The individual life and egotism doesn't triumph over the history of events, we are all part of something larger. Humans are a bunch of egotistical beings usually and Hugo's grand novel might be a reminder for us all to think about the fact that a personal destiny matters little and it also matters much. There are a thousand stories within a story, and so, without the natural realism of Guy de Maupassant and without the rosy pink glasses of dreamers, Victor Hugo retells a credible saga, at times placing himself into the plotline. 
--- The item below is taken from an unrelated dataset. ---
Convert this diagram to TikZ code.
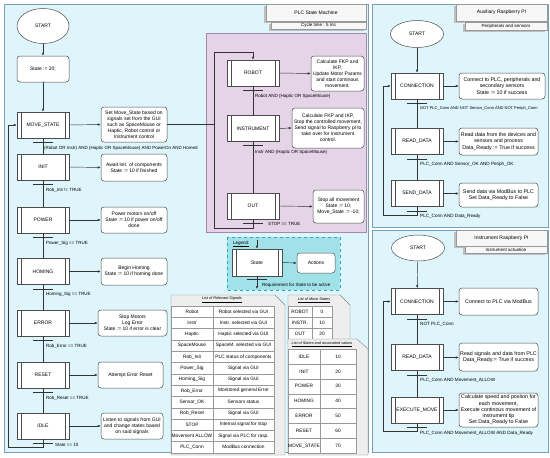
\documentclass[tikz,border=0pt]{standalone}
\usepackage{fontspec}
\setmainfont{Liberation Sans}
\usetikzlibrary{shapes.geometric,arrows.meta}
\definecolor{panel}{RGB}{222,246,251}
\definecolor{panelb}{RGB}{120,160,185}
\definecolor{purp}{RGB}{229,211,231}
\definecolor{purpb}{RGB}{165,135,170}
\definecolor{leg}{RGB}{160,226,232}
\definecolor{legb}{RGB}{45,170,185}
\definecolor{card}{RGB}{238,238,238}
\definecolor{cardb}{RGB}{130,130,130}
\begin{document}
\begin{tikzpicture}[x=1pt,y=-1pt,font=\fontsize{5}{6}\selectfont]
\tikzset{
 st/.style={draw=black!70, fill=white, line width=0.5pt, minimum width=52pt, minimum height=26pt, inner sep=0pt,
   path picture={\draw[black!70,line width=0.5pt] ([xshift=4pt]path picture bounding box.north west) -- ([xshift=4pt]path picture bounding box.south west) ([xshift=-4pt]path picture bounding box.north east) -- ([xshift=-4pt]path picture bounding box.south east);}},
 act/.style={draw=black!70, fill=white, line width=0.5pt, rounded corners=3pt, align=center, inner sep=0.5pt},
 ract/.style={act, font=\fontsize{5.3}{6.3}\selectfont},
 startnode/.style={draw=black!70, fill=white, line width=0.5pt, ellipse, inner sep=0pt},
 arr/.style={-{Latex[length=3pt,width=2.4pt]}, line width=0.45pt, black!80},
 ln/.style={line width=0.45pt, black!80},
 bar/.style={line width=0.9pt, black!80},
 lbl/.style={anchor=west, font=\fontsize{4.5}{5}\selectfont, inner sep=0pt},
 rlbl/.style={lbl, font=\fontsize{4.6}{5.5}\selectfont},
 ttl/.style={draw=black!40, fill=black!3, line width=0.4pt, inner sep=0pt, font=\fontsize{5}{6}\selectfont},
 cell/.style={draw=black!40, fill=white, line width=0.4pt, inner sep=0pt, font=\fontsize{4.8}{5}\selectfont},
 cardst/.style={draw=cardb, fill=card, line width=0.4pt},
 cardt/.style={font=\fontsize{3.8}{4}\selectfont\itshape, inner sep=0pt},
}
\useasboundingbox (0,0) rectangle (550,458);
\fill[white] (0,0) rectangle (550,458);

% ---------- panels ----------
\draw[panelb, fill=panel, line width=0.6pt] (4,4) rectangle (368,452);
\draw[panelb, fill=panel, line width=0.6pt] (372,4) rectangle (548,227);
\draw[panelb, fill=panel, line width=0.6pt] (372,230) rectangle (548,452);
\draw[purpb, fill=purp, line width=0.5pt] (206,33) rectangle (366,232);

% ---------- titles ----------
\fill[black!25] (264,6) rectangle (364,23);
\node[ttl, minimum width=100pt, minimum height=17pt] (t1) at (316,12.5) {PLC State Machine};
\fill[black!25] (269,24) rectangle (364,31);
\node[ttl, minimum width=95pt, minimum height=7pt, font=\fontsize{4.5}{5}\selectfont] (t1b) at (318.5,25.5) {Cycle time : 5 ms};
\fill[black!25] (454,6) rectangle (545,23);
\node[ttl, minimum width=91pt, minimum height=17pt] (t2) at (501.5,12.5) {Auxiliary Raspberry PI};
\fill[black!25] (463,24) rectangle (545,32);
\node[ttl, minimum width=82pt, minimum height=8pt, font=\fontsize{4.5}{5}\selectfont] (t2b) at (506,26) {Peripherals and sensors};
\fill[black!25] (454,232) rectangle (545,248);
\node[ttl, minimum width=91pt, minimum height=16pt] (t3) at (501.5,238) {Instrument Raspberry PI};
\fill[black!25] (463,248) rectangle (545,255);
\node[ttl, minimum width=82pt, minimum height=7pt, font=\fontsize{4.5}{5}\selectfont] (t3b) at (506,249.5) {Instrument actuation};

% ---------- PLC state machine ----------
\node[startnode, minimum width=52pt, minimum height=35pt] (start1) at (43,26) {START};
\node[act, minimum width=52pt, minimum height=26pt] (s20) at (43,69) {State := 20;};
\node[st] (ms) at (43,125) {MOVE\_STATE};
\node[st] (init) at (43,167) {INIT};
\node[st] (power) at (43,220) {POWER};
\node[st] (homing) at (43,271.5) {HOMING};
\node[st] (error) at (43,323) {ERROR};
\node[st] (reset) at (43,375) {RESET};
\node[st] (idle) at (43,426) {IDLE};

\node[act, minimum width=66pt, minimum height=35pt] (a0) at (134,124.5) {Set Move\_State based on\\signals set from the GUI\\such as SpaceMouse or\\Haptic, Robot control or\\Instrument control};
\node[act, minimum width=66pt, minimum height=27pt] (a1) at (134,167.5) {Await init. of components\\State := 10 if finished};
\node[act, minimum width=66pt, minimum height=26pt] (a2) at (134,220) {Power motors on/off\\State := 10 if power on/off\\done};
\node[act, minimum width=66pt, minimum height=27pt] (a3) at (134,271.5) {Begin Homing\\State := 10 if homing done};
\node[act, minimum width=69pt, minimum height=26pt] (a4) at (132.5,323) {Stop Motors\\Log Error\\State := 10 if error is clear};
\node[act, minimum width=65pt, minimum height=26pt] (a5) at (130.5,375) {Attempt Error Reset};
\node[act, minimum width=62pt, minimum height=26pt] (a6) at (132,426) {Listen to signals from GUI\\and change states based\\on said signals};

\draw[arr] (start1) -- (s20);
\draw[arr] (s20) -- (ms);
\draw[ln] (ms) -- (init);
\draw[ln] (init) -- (power);
\draw[ln] (power) -- (homing);
\draw[ln] (homing) -- (error);
\draw[ln] (error) -- (reset);
\draw[ln] (reset) -- (idle);
\foreach \s/\a in {ms/a0,init/a1,power/a2,homing/a3,error/a4,reset/a5,idle/a6}{
  \draw[arr] (\s.east) -- (\a.west);
}
\foreach \s in {ms,init,power,homing,error,reset,idle}{
  \draw[bar] ([xshift=-10pt,yshift=-4.5pt]\s.south) -- ([xshift=10pt,yshift=-4.5pt]\s.south);
}
\node[lbl] (lms) at ([xshift=1pt,yshift=-10pt]ms.south) {(Robot OR Instr) AND (Haptic OR SpaceMouse) AND PowerOn AND Homed};
\node[lbl] (linit) at ([xshift=3pt,yshift=-10pt]init.south) {Rob\_Init != TRUE};
\node[lbl] (lpow) at ([xshift=3pt,yshift=-10pt]power.south) {Power\_Sig == TRUE};
\node[lbl] (lhom) at ([xshift=3pt,yshift=-10pt]homing.south) {Homing\_Sig == TRUE};
\node[lbl] (lerr) at ([xshift=3pt,yshift=-10pt]error.south) {Rob\_Error == TRUE};
\node[lbl] (lres) at ([xshift=3pt,yshift=-10pt]reset.south) {Rob\_Reset == TRUE};
\node[lbl] (lidle) at ([xshift=12pt,yshift=-6pt]idle.south) {State == 10};
\coordinate (lb) at (8,447);
\draw[arr] (idle.south) |- (lb) |- (ms.west);

% ---------- Move state sub machine ----------
\node[st] (robot) at (253,73) {ROBOT};
\node[st] (instr) at (253,128.5) {INSTRUMENT};
\node[st] (out) at (253,206) {OUT};
\node[act, minimum width=53pt, minimum height=35pt] (ar) at (337.5,73.5) {Calculate FKP and\\IKP,\\Update Motor Params\\and start continous\\movement.};
\node[act, minimum width=72pt, minimum height=40pt] (ai) at (328,128) {Calculate FKP and IKP,\\Stop the controlled movement,\\Send signal to Raspberry pi to\\take over for instrument\\control.};
\node[act, minimum width=51pt, minimum height=33pt] (ao) at (338.5,206.5) {Stop all movement\\State := 10;\\Move\_State := -10;};
\draw[ln] (robot) -- (instr);
\draw[ln] (instr) -- (out);
\draw[arr] (robot.east) -- (ar.west);
\draw[arr] (instr.east) -- (ai.west);
\draw[arr] (out.east) -- (ao.west);
\foreach \s in {robot,instr,out}{
  \draw[bar] ([xshift=-10pt,yshift=-4pt]\s.south) -- ([xshift=10pt,yshift=-4pt]\s.south);
}
\node[lbl] (lrob) at ([xshift=2pt,yshift=-10.5pt]robot.south) {Robot AND (Haptic OR SpaceMouse)};
\node[lbl] (lins) at ([xshift=2pt,yshift=-11pt]instr.south) {Instr AND (Haptic OR SpaceMouse)};
\node[lbl] (lout) at ([xshift=15pt,yshift=-4.5pt]out.south) {STOP == TRUE};
\coordinate (pl) at (214,228);
\coordinate (pt) at (214,52);
\draw[arr] (out.south) |- (pl) -- (pt) -| (robot.north);
\draw[ln] (a0.east) -- (pl |- a0.east);

% ---------- Legend ----------
\draw[legb, fill=leg, dashed, line width=0.5pt] (227,237) rectangle (340,290);
\node[lbl, font=\fontsize{4.5}{5}\selectfont] (legt) at (233,244) {\underline{Legend:}};
\node[st, minimum width=50pt, minimum height=27pt] (legst) at (257,262.5) {State};
\node[act, minimum width=38pt, minimum height=20pt] (legact) at (316,263) {Actions};
\coordinate (legin) at (257,240);
\coordinate (legout) at (257,289);
\draw[arr] (legin) -- (legst.north);
\draw[arr] (legst.east) -- (legact.west);
\draw[bar] ([xshift=-10pt,yshift=-3.5pt]legst.south) -- ([xshift=10pt,yshift=-3.5pt]legst.south);
\draw[arr] (legst.south) -- (legout);
\node[lbl] (legreq) at (262,285) {Requirement for State to be active};

% ---------- Tables ----------
\draw[cardst] (171,295) -- (275,295) -- (285,305) -- (285,455) -- (171,455) -- cycle;
\node[cardt] (c1t) at (222,300) {\underline{List of Relevant Signals}};
\foreach \a/\b [count=\i from 0] in {Robot/Robot selected via GUI, Instr/Instr. selected via GUI, Haptic/Haptic selected via GUI, SpaceMouse/SpaceM. selected via GUI, Rob\_Init/PLC status of components, Power\_Sig/Signal via GUI, Homing\_Sig/Signal via GUI, Rob\_Error/Monitored general Error, Sensor\_OK/Sensors status, Rob\_Reset/Signal via GUI, STOP/Internal signal for stop, Movement ALLOW/Signal via PLC for rasp., PLC\_Conn/ModBus connection}{
  \node[cell, minimum width=42pt, minimum height=11.3pt] (sa\i) at (192,{311.65+\i*11.3}) {\a};
  \node[cell, minimum width=61pt, minimum height=11.3pt] (sb\i) at (243.5,{311.65+\i*11.3}) {\b};
}
\draw[cardst] (288,295) -- (340,295) -- (350,305) -- (350,345) -- (288,345) -- cycle;
\node[cardt] (c2t) at (314,300) {\underline{List of Move States}};
\foreach \a/\b [count=\i from 0] in {ROBOT/0, INSTR./10, OUT/20}{
  \node[cell, minimum width=24pt, minimum height=11pt] (ma\i) at (300,{311.5+\i*11}) {\a};
  \node[cell, minimum width=20pt, minimum height=11pt] (mb\i) at (322,{311.5+\i*11}) {\b};
}
\draw[cardst] (288,339) -- (357,339) -- (368,349) -- (368,455) -- (288,455) -- cycle;
\node[cardt] (c3t) at (322,344) {\underline{List of States and associated values}};
\foreach \a/\b [count=\i from 0] in {IDLE/10, INIT/20, POWER/30, HOMING/40, ERROR/50, RESET/60, MOVE\_STATE/70}{
  \node[cell, minimum width=32pt, minimum height=14.9pt] (va\i) at (304,{356.45+\i*14.9}) {\a};
  \node[cell, minimum width=36pt, minimum height=14.9pt] (vb\i) at (338,{356.45+\i*14.9}) {\b};
}

% ---------- Auxiliary Raspberry PI ----------
\node[startnode, minimum width=53pt, minimum height=27pt] (start2) at (417,34) {START};
\node[st] (con1) at (417,86) {CONNECTION};
\node[st] (rd1) at (417,141.5) {READ\_DATA};
\node[st] (sd1) at (417,193.5) {SEND\_DATA};
\node[ract, minimum width=86pt, minimum height=26pt] (acon1) at (502,86) {Connect to PLC, peripherals and\\secondary sensors\\State := 10 if success};
\node[ract, minimum width=79pt, minimum height=27pt] (ard1) at (498.5,141.5) {Read data from the devices and\\sensors and process\\Data\_Ready := True if success};
\node[ract, minimum width=79pt, minimum height=24pt] (asd1) at (498.5,195) {Send data via ModBus to PLC\\Set Data\_Ready to False};
\draw[arr] (start2) -- (con1);
\draw[ln] (con1) -- (rd1);
\draw[ln] (rd1) -- (sd1);
\draw[arr] (con1.east) -- (acon1.west);
\draw[arr] (rd1.east) -- (ard1.west);
\draw[arr] (sd1.east) -- (sd1.east -| asd1.west);
\foreach \s in {con1,rd1,sd1}{
  \draw[bar] ([xshift=-10pt,yshift=-4.5pt]\s.south) -- ([xshift=10pt,yshift=-4.5pt]\s.south);
}
\node[rlbl, font=\fontsize{4}{5}\selectfont] (lc1) at ([xshift=3pt,yshift=-9.5pt]con1.south) {NOT PLC\_Conn AND NOT Sensor\_Conn AND NOT Periph\_Conn};
\node[rlbl] (lr1) at ([xshift=3pt,yshift=-9.5pt]rd1.south) {PLC\_Conn AND Sensor\_OK AND Periph\_OK};
\node[rlbl] (ls1) at ([xshift=3pt,yshift=-10pt]sd1.south) {PLC\_Conn AND Data\_Ready};
\coordinate (al) at (383,215);
\draw[arr] (sd1.south) |- (al) |- (con1.west);

% ---------- Instrument Raspberry PI ----------
\node[startnode, minimum width=53pt, minimum height=26pt] (start3) at (418,248) {START};
\node[st] (con2) at (417,301.5) {CONNECTION};
\node[st] (rd2) at (417,357.5) {READ\_DATA};
\node[st] (ex2) at (417,410) {EXECUTE\_MOVE};
\node[ract, minimum width=79pt, minimum height=27pt] (acon2) at (498.5,301.5) {Connect to PLC via ModBus};
\node[ract, minimum width=79pt, minimum height=28pt] (ard2) at (498.5,357) {Read signals and data from PLC\\Data\_Ready:= True if success};
\node[ract, minimum width=79pt, minimum height=34pt] (aex2) at (498.5,410) {Calculate speed and positon for\\each movement,\\Execute continous movement of\\instrument tip\\Set Data\_Ready to False};
\draw[arr] (start3) -- (con2);
\draw[ln] (con2) -- (rd2);
\draw[ln] (rd2) -- (ex2);
\draw[arr] (con2.east) -- (acon2.west);
\draw[arr] (rd2.east) -- (rd2.east -| ard2.west);
\draw[arr] (ex2.east) -- (aex2.west);
\foreach \s in {con2,rd2,ex2}{
  \draw[bar] ([xshift=-10pt,yshift=-4.5pt]\s.south) -- ([xshift=10pt,yshift=-4.5pt]\s.south);
}
\node[rlbl] (lc2) at ([xshift=3pt,yshift=-9.5pt]con2.south) {NOT PLC\_Conn};
\node[rlbl] (lr2) at ([xshift=3pt,yshift=-9.5pt]rd2.south) {PLC\_Conn AND Movement\_ALLOW};
\node[rlbl] (lx2) at ([xshift=3pt,yshift=-10pt]ex2.south) {PLC\_Conn AND Movement\_ALLOW AND Data\_Ready};
\coordinate (il) at (383,431);
\draw[arr] (ex2.south) |- (il) |- (con2.west);
\end{tikzpicture}
\end{document}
I have to admit still that I have ambivalent feelings towards the author overall, Hugo was unfaithful to his wife, he lived with his mistress close at hand by the ocean side where he finished this long awaited master piece in 1862. I struggle to find compassion for shrewd authors especially if they're supposed to leave a exemplary legacy of a morally superior or better society. To have recently learned that Frank Herbert (author of the Dune saga) behaved like the bene gessirit with their black box of pain towards his own child, makes me rethink if I really want to read six science fiction novels about big worms, similarly I listened to the NY Times Book review podcast just last week and learned that Thomas Mann, the greatest author of 19th century Germany was not a loyal husband and father of six but also a passionate homosexual, forgive me, but I fail to understand...I purchased Marion Zimmer Bradley's well known Avalon series last year and learned the same day what she was like, as a person and as a parent while reading about her on Reddit, I threw the books then straight away in the trash-can for the rats to gnaw on. So then, is it a trifling matter that Hugo had an affair, and not only an affair but a long time mistress. For me the life, legacy and personality of an author matters a great deal because the author is never just a tool, a channel for a story, a true author gives of himself or herself, and his or her work is an extension of the self, in that sense Hugo is forgiven a lot, perhaps too much. He is arrogant in his work almost to the extent that it sometimes feels like he is writing for himself, I would dread to be a guest at his dinner table had I lived in his time, I can see it before my eyes, how he would go on and on about some curious details to events and history that is totally irrelevant to the point. It annoys me to the point that I want to ask, why is Hugo allowed these digressions and still Les Mis is praised as a masterwork. What I will say is that I get why the Norman Denny translation is a masterwork, Denny did a truly great job in translating it. 

Well, it's done now. When I finish a story it's never really as rewarding as I think, the more superior feeling is to sit down with a tea pot and a book in a hideous reading chair clothed in flowery corduroy and enjoy the silence of morning, a new day dawning full of endless possibilities.